Leave out the pictures, and return only the lines running from the one that contains "Give me the Plotly source for this chart." to the one that contains "import plotly.graph_objects as go", both included, exactly as they appear.

**** Material for this exercise

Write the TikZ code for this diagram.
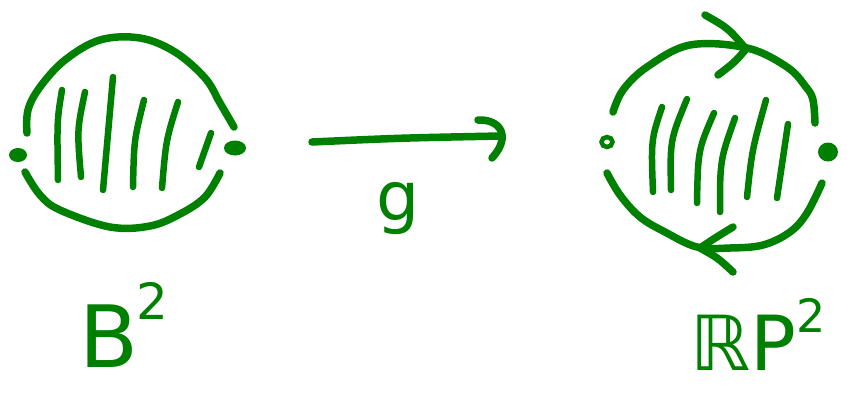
\documentclass[tikz,border=0pt]{standalone}
\usepackage{fontspec}
\newfontfamily\hand{DejaVu Sans}
\definecolor{ink}{RGB}{0,128,0}
\begin{document}
\begin{tikzpicture}[x=1pt,y=-1pt,
  pen/.style={draw=ink,line width=7.5pt,line cap=round,line join=round},
  hatch/.style={draw=ink,line width=6.5pt,line cap=round},
  dot/.style={fill=ink,draw=none},
  lbl/.style={text=ink,inner sep=0pt,font=\hand}]
\useasboundingbox (0,0) rectangle (860,392);

% ---------- left disk B^2 ----------
\draw[pen] plot[smooth,tension=0.6] coordinates {(27,133) (28,110) (40,87) (65,60) (100,40) (140,38) (175,52) (205,78) (220,103) (234,127)};
\draw[pen] plot[smooth,tension=0.6] coordinates {(25,172) (40,195) (60,210) (110,227) (150,226) (180,214) (205,197) (220,173)};
\fill[dot] (18,155) ellipse [x radius=9, y radius=7];
\fill[dot] (235,148) ellipse [x radius=11, y radius=7.5];
\draw[hatch] (62,90) .. controls (57,120) .. (58,180);
\draw[hatch] (85,92) .. controls (77,130) .. (81,177);
\draw[hatch] (113,77) -- (103,190);
\draw[hatch] (144,100) .. controls (134,140) .. (133,187);
\draw[hatch] (178,102) .. controls (166,140) .. (162,188);
\draw[hatch] (211,133) -- (199,167);

% ---------- arrow g ----------
\coordinate (a1) at (312,142);
\coordinate (a2) at (500,136);
\draw[pen] (a1) .. controls (400,138) .. (a2);
\draw[pen] (478,120) .. controls (500,119) and (512,136) .. (492,158);
\node[lbl,font=\hand\fontsize{68}{70}\selectfont,anchor=base] (g) at (398,220) {g};

% ---------- right disk RP^2 ----------
\draw[pen] plot[smooth,tension=0.6] coordinates {(613,112) (623,90) (647,67) (690,45) (747,48) (787,67) (806,87) (813,100) (815,123)};
\draw[pen] plot[smooth,tension=0.6] coordinates {(607,173) (620,195) (640,217) (665,232) (697,247) (730,248) (763,245) (790,232) (807,213) (822,183)};
\draw[pen] (705,15) .. controls (728,28) .. (746,49) .. controls (735,62) .. (718,75);
\draw[pen] (733,227) .. controls (715,238) .. (700,248) .. controls (718,258) .. (733,272);
\draw[draw=ink,line width=4.5pt] (607,142) ellipse [x radius=5.5, y radius=5];
\fill[dot] (828,152) ellipse [x radius=10, y radius=9.5];
\draw[hatch] (662,107) .. controls (651,140) .. (653,192);
\draw[hatch] (687,99) .. controls (670,140) .. (671,190);
\draw[hatch] (714,113) .. controls (698,150) .. (697,203);
\draw[hatch] (735,118) .. controls (720,160) .. (720,212);
\draw[hatch] (766,100) .. controls (752,150) .. (747,197);
\draw[hatch] (788,124) -- (777,198);

% ---------- labels ----------
\node[lbl,font=\hand\fontsize{86}{90}\selectfont,anchor=base west] (b2) at (79,367)
  {B\kern-2pt\raisebox{0.55em}{\fontsize{50}{52}\selectfont 2}};
\node[lbl,font=\hand\fontsize{76}{78}\selectfont,anchor=base west] (rp2) at (690,370)
  {ℝP\raisebox{0.5em}{\fontsize{46}{48}\selectfont 2}};
\end{tikzpicture}
\end{document}
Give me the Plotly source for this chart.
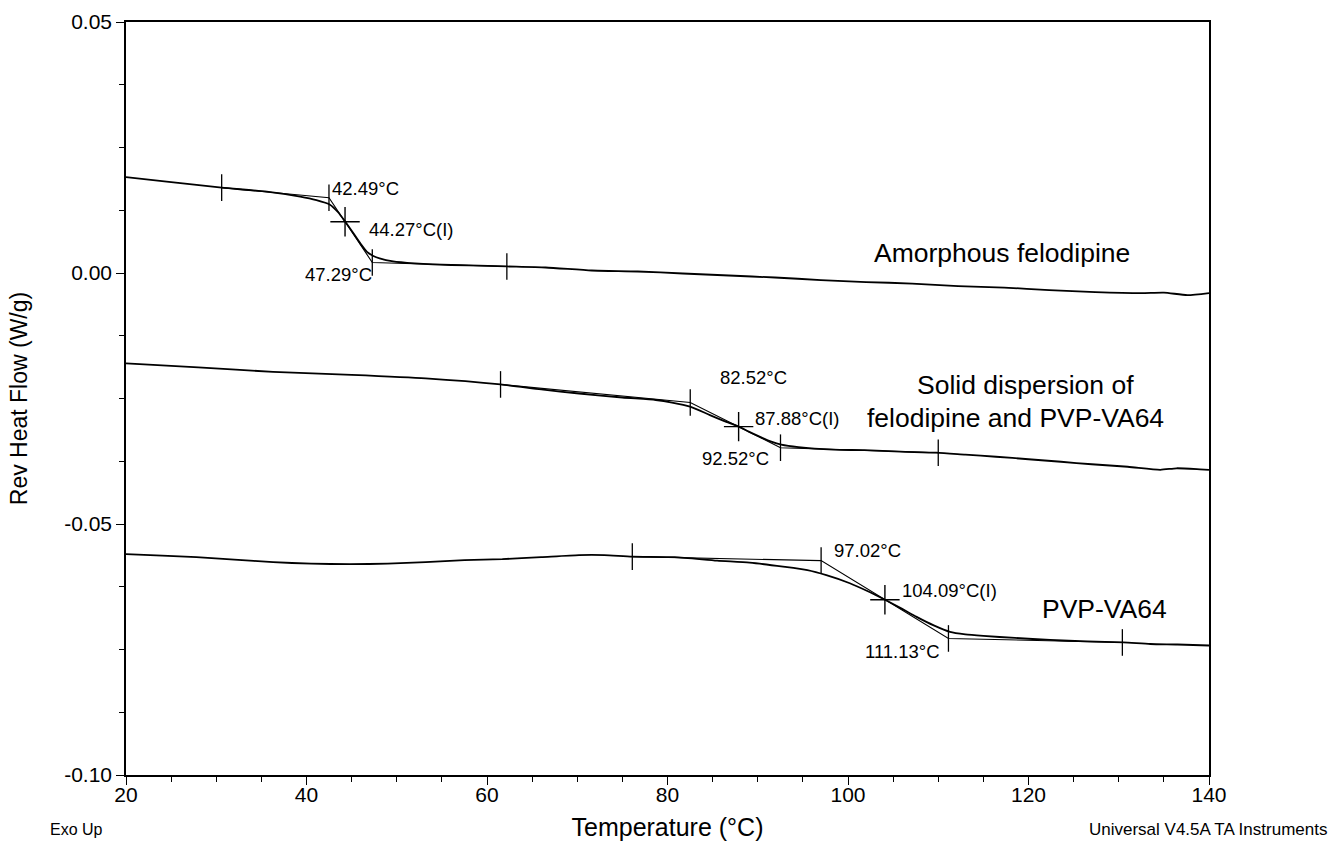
import plotly.graph_objects as go

# ---------------- data ----------------
# Amorphous felodipine
t_amorph = [20, 24.5, 30.6, 35.6, 39.3, 41.1, 42.6, 43.5, 44.3, 45.2, 46.0, 46.7, 47.4,
            48.1, 49.6, 52, 54.0, 58, 62.2, 66.5, 71.6, 76.7, 81.7, 86.8, 91.9, 97.0,
            102.0, 107.1, 112.2, 117.3, 122.3, 127.4, 132.5, 135.0, 137.6, 140]
hf_amorph = [0.0191, 0.0182, 0.0170, 0.0162, 0.0152, 0.0145, 0.0136, 0.0121, 0.0102, 0.0079,
             0.0058, 0.0042, 0.0034, 0.0029, 0.0023, 0.0019, 0.0017, 0.0015, 0.0013, 0.0011,
             0.0005, 0.0003, -0.0001, -0.0005, -0.0009, -0.0014, -0.0018, -0.0021, -0.0026,
             -0.0029, -0.0034, -0.0038, -0.0040, -0.0039, -0.0044, -0.0040]

# Solid dispersion of felodipine and PVP-VA64
t_disp = [20, 28, 36.3, 45, 53.2, 61.5, 66, 70.2, 75, 78.7, 80.5, 82.5, 84.7, 86.3, 87.9,
          89.0, 90.2, 91.5, 92.6, 94.5, 98.4, 101.8, 105.8, 109.8, 113, 116.4, 120, 123.6,
          127, 131, 134.6, 136.4, 139, 140]
hf_disp = [-0.0180, -0.0188, -0.0197, -0.0203, -0.0210, -0.0222, -0.0232, -0.0240, -0.0248,
           -0.0253, -0.0258, -0.0266, -0.0283, -0.0295, -0.0306, -0.0316, -0.0326, -0.0336,
           -0.0342, -0.0347, -0.0352, -0.0353, -0.0356, -0.0358, -0.0362, -0.0366, -0.0371,
           -0.0376, -0.0381, -0.0386, -0.0392, -0.0389, -0.0391, -0.0392]

# PVP-VA64
t_pvp = [20, 24, 27.8, 32, 36.3, 40.5, 44.8, 49, 53.2, 57.5, 61.7, 66, 70.2, 73, 76.1, 80.8,
         85.5, 89.1, 92.8, 95.5, 97.6, 100.2, 102.2, 104.1, 106, 107.6, 109.5, 111.3, 113,
         115.0, 118.5, 122.4, 126.5, 130.5, 133.5, 136.5, 140]
hf_pvp = [-0.0560, -0.0563, -0.0566, -0.0571, -0.0576, -0.0579, -0.0580, -0.0579, -0.0576,
          -0.0572, -0.0570, -0.0566, -0.0562, -0.0562, -0.0565, -0.0566, -0.0573, -0.0577,
          -0.0585, -0.0592, -0.0602, -0.0618, -0.0634, -0.0651, -0.0669, -0.0685, -0.0702,
          -0.0715, -0.0720, -0.0723, -0.0727, -0.0731, -0.0734, -0.0736, -0.0739, -0.0740,
          -0.0742]

# Glass-transition constructions: [baseline start, onset, end, baseline end]
tg_amorph_t = [30.6, 42.49, 47.29, 62.2]
tg_amorph_hf = [0.0170, 0.0150, 0.0021, 0.0013]
tg_amorph_infl = (44.27, 0.0102)

tg_disp_t = [61.5, 82.52, 92.52, 110.0]
tg_disp_hf = [-0.0222, -0.0258, -0.0348, -0.0358]
tg_disp_infl = (87.88, -0.0306)

tg_pvp_t = [76.1, 97.02, 111.13, 130.4]
tg_pvp_hf = [-0.0565, -0.0573, -0.0728, -0.0736]
tg_pvp_infl = (104.09, -0.0651)

# Labels of the analysis points: (text, x, y, xanchor)
point_labels = [
    ("42.49°C", 42.6, 0.0168, "left"),
    ("44.27°C(I)", 46.7, 0.0087, "left"),
    ("47.29°C", 47.5, -0.0003, "right"),
    ("82.52°C", 85.6, -0.0209, "left"),
    ("87.88°C(I)", 89.5, -0.0290, "left"),
    ("92.52°C", 83.6, -0.0370, "left"),
    ("97.02°C", 98.2, -0.0553, "left"),
    ("104.09°C(I)", 105.8, -0.0633, "left"),
    ("111.13°C", 110.4, -0.0753, "right"),
]

# Sample names: (text, x, y)
sample_labels = [
    ("Amorphous felodipine", 117.1, 0.0040),
    ("Solid dispersion of", 119.7, -0.0223),
    ("felodipine and PVP-VA64", 118.6, -0.0289),
    ("PVP-VA64", 128.4, -0.0669),
]

x_ticks = [20, 40, 60, 80, 100, 120, 140]
y_ticks = [-0.10, -0.05, 0.00, 0.05]
y_ticktext = ["-0.10", "-0.05", "0.00", "0.05"]

FONT = "Arial, Liberation Sans, Helvetica, sans-serif"

# ---------------- figure ----------------
fig = go.Figure()

for t, hf in [(t_amorph, hf_amorph), (t_disp, hf_disp), (t_pvp, hf_pvp)]:
    fig.add_trace(go.Scatter(x=t, y=hf, mode="lines",
                             line=dict(color="black", width=1.8, shape="spline", smoothing=0.6),
                             hoverinfo="skip"))

for tt, hh, infl in [(tg_amorph_t, tg_amorph_hf, tg_amorph_infl),
                     (tg_disp_t, tg_disp_hf, tg_disp_infl),
                     (tg_pvp_t, tg_pvp_hf, tg_pvp_infl)]:
    # construction polyline with vertical tick marks at every point
    fig.add_trace(go.Scatter(x=tt, y=hh, mode="lines+markers",
                             line=dict(color="black", width=1.1),
                             marker=dict(symbol="line-ns", size=19, color="black",
                                         line=dict(color="black", width=1.3)),
                             hoverinfo="skip"))
    # inflection cross
    fig.add_trace(go.Scatter(x=[infl[0]], y=[infl[1]], mode="markers",
                             marker=dict(symbol="cross-thin", size=21, color="black",
                                         line=dict(color="black", width=1.4)),
                             hoverinfo="skip"))

annotations = []
for text, x, y, xa in point_labels:
    annotations.append(dict(x=x, y=y, xref="x", yref="y", text=text, showarrow=False,
                            xanchor=xa, yanchor="middle",
                            font=dict(family=FONT, size=18.5, color="black")))
for text, x, y in sample_labels:
    annotations.append(dict(x=x, y=y, xref="x", yref="y", text=text, showarrow=False,
                            xanchor="center", yanchor="middle",
                            font=dict(family=FONT, size=26.5, color="black")))

annotations.append(dict(x=(48 - 126) / 1083, y=(775 - 829) / 753, xref="paper", yref="paper",
                        text="Exo Up", showarrow=False, xanchor="left", yanchor="middle",
                        font=dict(family=FONT, size=16, color="black")))
annotations.append(dict(x=(1329 - 126) / 1083, y=(775 - 829) / 753, xref="paper", yref="paper",
                        text="Universal V4.5A TA Instruments", showarrow=False,
                        xanchor="right", yanchor="middle",
                        font=dict(family=FONT, size=17, color="black")))

fig.update_layout(
    width=1331, height=844,
    margin=dict(l=126, r=122, t=22, b=69, autoexpand=False),
    paper_bgcolor="white", plot_bgcolor="white",
    showlegend=False,
    font=dict(family=FONT, color="black"),
    annotations=annotations,
)

fig.update_xaxes(
    range=[20, 140], tickvals=x_ticks, ticks="outside", ticklen=8, tickwidth=1.3,
    tickcolor="black", showline=True, linecolor="black", linewidth=1.5, mirror=True,
    showgrid=False, zeroline=False, automargin=False, ticklabelstandoff=-8,
    tickfont=dict(family=FONT, size=21, color="black"),
    minor=dict(dtick=5, ticks="outside", ticklen=5, tickcolor="black", tickwidth=1.2, showgrid=False),
    title=dict(text="Temperature (°C)", font=dict(family=FONT, size=25, color="black"), standoff=14),
)
fig.update_yaxes(
    range=[-0.10, 0.05], tickvals=y_ticks, ticktext=y_ticktext, ticks="outside", ticklen=8,
    tickwidth=1.3, tickcolor="black", showline=True, linecolor="black", linewidth=1.5,
    mirror=True, showgrid=False, zeroline=False, automargin=False,
    tickfont=dict(family=FONT, size=21, color="black"),
    minor=dict(dtick=0.0125, tick0=0, ticks="outside", ticklen=5, tickcolor="black", tickwidth=1.2,
               showgrid=False),
    title=dict(text="Rev Heat Flow (W/g)", font=dict(family=FONT, size=23, color="black"), standoff=30),
)

fig.write_html("out.html", config={"displayModeBar": False},
               post_script="document.body.style.margin='0';document.body.style.overflow='hidden';")
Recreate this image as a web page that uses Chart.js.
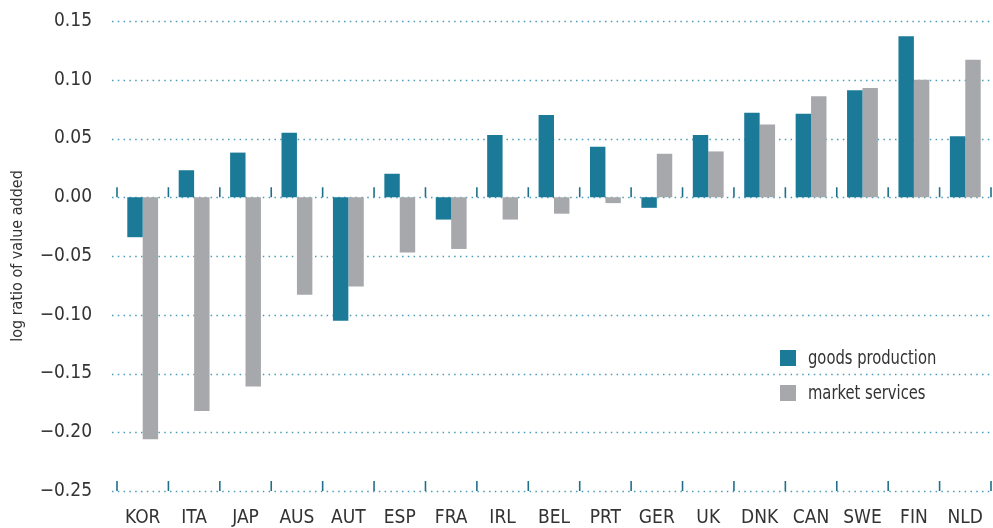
<!DOCTYPE html>
<html>
<head>
<meta charset="utf-8">
<script src="https://cdn.jsdelivr.net/npm/chart.js@4"></script>
<style>
  html, body { margin: 0; padding: 0; background: #fff; }
  #wrap { width: 993px; height: 528px; }
</style>
</head>
<body>
<div id="wrap"><canvas id="valueChart"></canvas></div>
<script>
const countries = ['KOR', 'ITA', 'JAP', 'AUS', 'AUT', 'ESP', 'FRA', 'IRL', 'BEL', 'PRT', 'GER', 'UK', 'DNK', 'CAN', 'SWE', 'FIN', 'NLD'];
const goodsProduction = [-0.034, 0.023, 0.038, 0.055, -0.105, 0.020, -0.019, 0.053, 0.070, 0.043, -0.009, 0.053, 0.072, 0.071, 0.091, 0.137, 0.052];
const marketServices = [-0.206, -0.182, -0.161, -0.083, -0.076, -0.047, -0.044, -0.019, -0.014, -0.005, 0.037, 0.039, 0.062, 0.086, 0.093, 0.100, 0.117];
const yTicks = [0.15, 0.10, 0.05, 0.00, -0.05, -0.10, -0.15, -0.20, -0.25];

const FONT = '"DejaVu Sans Condensed", "Liberation Sans Narrow", "DejaVu Sans", sans-serif';
const TEAL = '#1c7a99';
const GREY = '#a7a8ab';
const DOT = '#4b9bb6';

// dotted gridlines, category tick marks and the legend box
const decorations = {
  id: 'decorations',
  beforeDatasetsDraw(chart) {
    const { ctx, chartArea } = chart;
    const y = chart.scales.y;
    const x = chart.scales.x;
    ctx.save();
    ctx.strokeStyle = DOT;
    ctx.lineWidth = 1.5;
    ctx.setLineDash([1.5, 4.3]);
    yTicks.forEach(v => {
      const py = Math.round(y.getPixelForValue(v)) + 0.5;
      ctx.beginPath();
      ctx.moveTo(chartArea.left - 5, py);
      ctx.lineTo(chartArea.right + 2, py);
      ctx.stroke();
    });
    ctx.setLineDash([]);
    ctx.strokeStyle = '#1f6f8b';
    ctx.lineWidth = 1.6;
    const step = (chartArea.right - chartArea.left) / countries.length;
    const zero = y.getPixelForValue(0);
    const bottom = y.getPixelForValue(-0.25);
    for (let i = 0; i <= countries.length; i++) {
      const px = x.left + i * step;
      [zero, bottom].forEach(base => {
        ctx.beginPath();
        ctx.moveTo(px, base);
        ctx.lineTo(px, base - 10);
        ctx.stroke();
      });
    }
    ctx.restore();
  },
  afterDraw(chart) {
    const { ctx } = chart;
    chart.data.datasets.forEach((ds, i) => {
      const ty = 358 + i * 35;
      ctx.save();
      ctx.fillStyle = ds.backgroundColor;
      ctx.fillRect(780, ty - 8, 16, 16);
      // narrow the legend text a little
      ctx.translate(808, ty + 1);
      ctx.scale(0.82, 1);
      ctx.font = 'condensed 20px ' + FONT;
      ctx.textBaseline = 'middle';
      ctx.fillStyle = '#333';
      ctx.fillText(ds.label, 0, 0);
      ctx.restore();
    });
  }
};

const tickFont = { family: FONT, size: 19, weight: 'condensed' };

new Chart(document.getElementById('valueChart'), {
  type: 'bar',
  data: {
    labels: countries,
    datasets: [
      { label: 'goods production', data: goodsProduction, backgroundColor: TEAL },
      { label: 'market services', data: marketServices, backgroundColor: GREY }
    ]
  },
  options: {
    responsive: true,
    maintainAspectRatio: false,
    animation: false,
    layout: { padding: { top: 21, right: 2, left: 0, bottom: 0 } },
    plugins: {
      legend: { display: false },
      tooltip: { enabled: false }
    },
    datasets: {
      bar: { categoryPercentage: 0.6, barPercentage: 1.0 }
    },
    scales: {
      x: {
        grid: { display: false },
        border: { display: false },
        ticks: { color: '#333', font: tickFont, padding: 8, maxRotation: 0 },
        afterFit(scale) { scale.height = 37; scale.paddingLeft = 0; scale.paddingRight = 0; }
      },
      y: {
        min: -0.25,
        max: 0.15,
        afterBuildTicks(scale) { scale.ticks = yTicks.map(v => ({ value: v })); },
        grid: { display: false, drawTicks: false },
        border: { display: false },
        ticks: {
          color: '#333',
          font: tickFont,
          padding: 25,
          callback: v => (v < 0 ? '\u2212' : '') + Math.abs(v).toFixed(2)
        },
        title: {
          display: true,
          text: 'log ratio of value added',
          color: '#333',
          font: { family: FONT, size: 16, weight: 'condensed' },
          padding: { top: 8, bottom: 0 }
        },
        afterFit(scale) { scale.width = 117; scale.paddingTop = 0; scale.paddingBottom = 0; }
      }
    }
  },
  plugins: [decorations]
});
</script>
</body>
</html>
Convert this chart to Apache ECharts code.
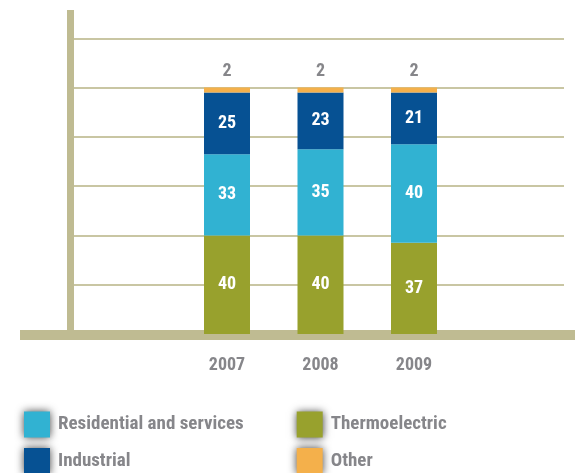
<!DOCTYPE html>
<html>
<head>
<meta charset="utf-8">
<script src="https://cdn.jsdelivr.net/npm/echarts@6/dist/echarts.min.js"></script>
<style>
  html, body { margin: 0; padding: 0; background: #fff; }
  #chart { width: 575px; height: 473px; }
</style>
</head>
<body>
<div id="chart"></div>
<script>
// Water use by sector, share in percent
const years = ['2007', '2008', '2009'];
const thermoelectric = [40, 40, 37];
const residential = [33, 35, 40];
const industrial = [25, 23, 21];
const other = [2, 2, 2];

const FONT = "'Roboto Condensed', 'Open Sans Condensed', sans-serif";
const AXIS = '#bfbb92';
const GRID_LINE = '#c9c6a3';
const GRAY = '#86868a';
const Y_MAX = 131.5;

const chart = echarts.init(document.getElementById('chart'));

const insideLabel = {
  show: true,
  position: 'inside',
  color: '#ffffff',
  fontFamily: FONT,
  fontWeight: 'bold',
  fontSize: 18
};

// one legend per swatch so the two columns line up
function legendItem(name, left, top) {
  return {
    orient: 'vertical', left: left, top: top, padding: 0,
    itemWidth: 26, itemHeight: 26,
    icon: 'rect',
    data: [name],
    itemStyle: { shadowBlur: 8, shadowColor: 'rgba(0,0,0,0.75)', shadowOffsetX: 0, shadowOffsetY: 0 },
    textStyle: { color: GRAY, fontFamily: FONT, fontWeight: 'bold', fontSize: 19, padding: [0, 0, 0, 3] }
  };
}

chart.setOption({
  animation: false,
  grid: [
    { left: 70.5, right: 11, top: 10, bottom: 139 },      // gridlines + vertical axis
    { left: 180.25, right: 114.25, top: 10, bottom: 139 }, // bars
    { left: 20, right: 0, top: 10, bottom: 138 }            // thick base line
  ],
  xAxis: [
    { gridIndex: 0, type: 'category', data: years, show: false },
    {
      gridIndex: 1, type: 'category', data: years,
      axisLine: { show: false }, axisTick: { show: false },
      axisLabel: { margin: 22, color: GRAY, fontFamily: FONT, fontWeight: 'bold', fontSize: 18 }
    },
    {
      gridIndex: 2, type: 'category', data: years,
      axisLine: { show: true, lineStyle: { color: AXIS, width: 10, cap: 'butt' } },
      axisTick: { show: false }, axisLabel: { show: false }
    }
  ],
  yAxis: [
    {
      gridIndex: 0, type: 'value', min: 0, max: Y_MAX, interval: 20,
      axisLine: { show: true, lineStyle: { color: AXIS, width: 7, cap: 'butt' } },
      axisTick: { show: false }, axisLabel: { show: false },
      splitLine: { show: true, showMinLine: false, showMaxLine: false, lineStyle: { color: GRID_LINE, width: 2 } }
    },
    { gridIndex: 1, type: 'value', min: 0, max: Y_MAX, show: false, splitLine: { show: false } },
    { gridIndex: 2, type: 'value', min: 0, max: Y_MAX, show: false, splitLine: { show: false } }
  ],
  legend: [
    legendItem('Residential and services', 24, 411.5),
    legendItem('Industrial', 24, 448),
    legendItem('Thermoelectric', 296.7, 411.5),
    legendItem('Other', 296.7, 448)
  ],
  series: [
    {
      name: 'Thermoelectric', type: 'bar', stack: 'use',
      xAxisIndex: 1, yAxisIndex: 1, barWidth: 46,
      itemStyle: { color: '#98a12d' },
      label: insideLabel,
      data: thermoelectric
    },
    {
      name: 'Residential and services', type: 'bar', stack: 'use',
      xAxisIndex: 1, yAxisIndex: 1, barWidth: 46,
      itemStyle: { color: '#31b2d2' },
      label: insideLabel,
      data: residential
    },
    {
      name: 'Industrial', type: 'bar', stack: 'use',
      xAxisIndex: 1, yAxisIndex: 1, barWidth: 46,
      itemStyle: { color: '#065193' },
      label: insideLabel,
      data: industrial
    },
    {
      name: 'Other', type: 'bar', stack: 'use',
      xAxisIndex: 1, yAxisIndex: 1, barWidth: 46,
      itemStyle: { color: '#f4b04b' },
      label: {
        show: true, position: 'top', distance: 7,
        color: GRAY, fontFamily: FONT, fontWeight: 'bold', fontSize: 18
      },
      data: other
    }
  ]
});
</script>
</body>
</html>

********

◆ Correct answer:
Give me the Plotly source for this chart.
import plotly.graph_objects as go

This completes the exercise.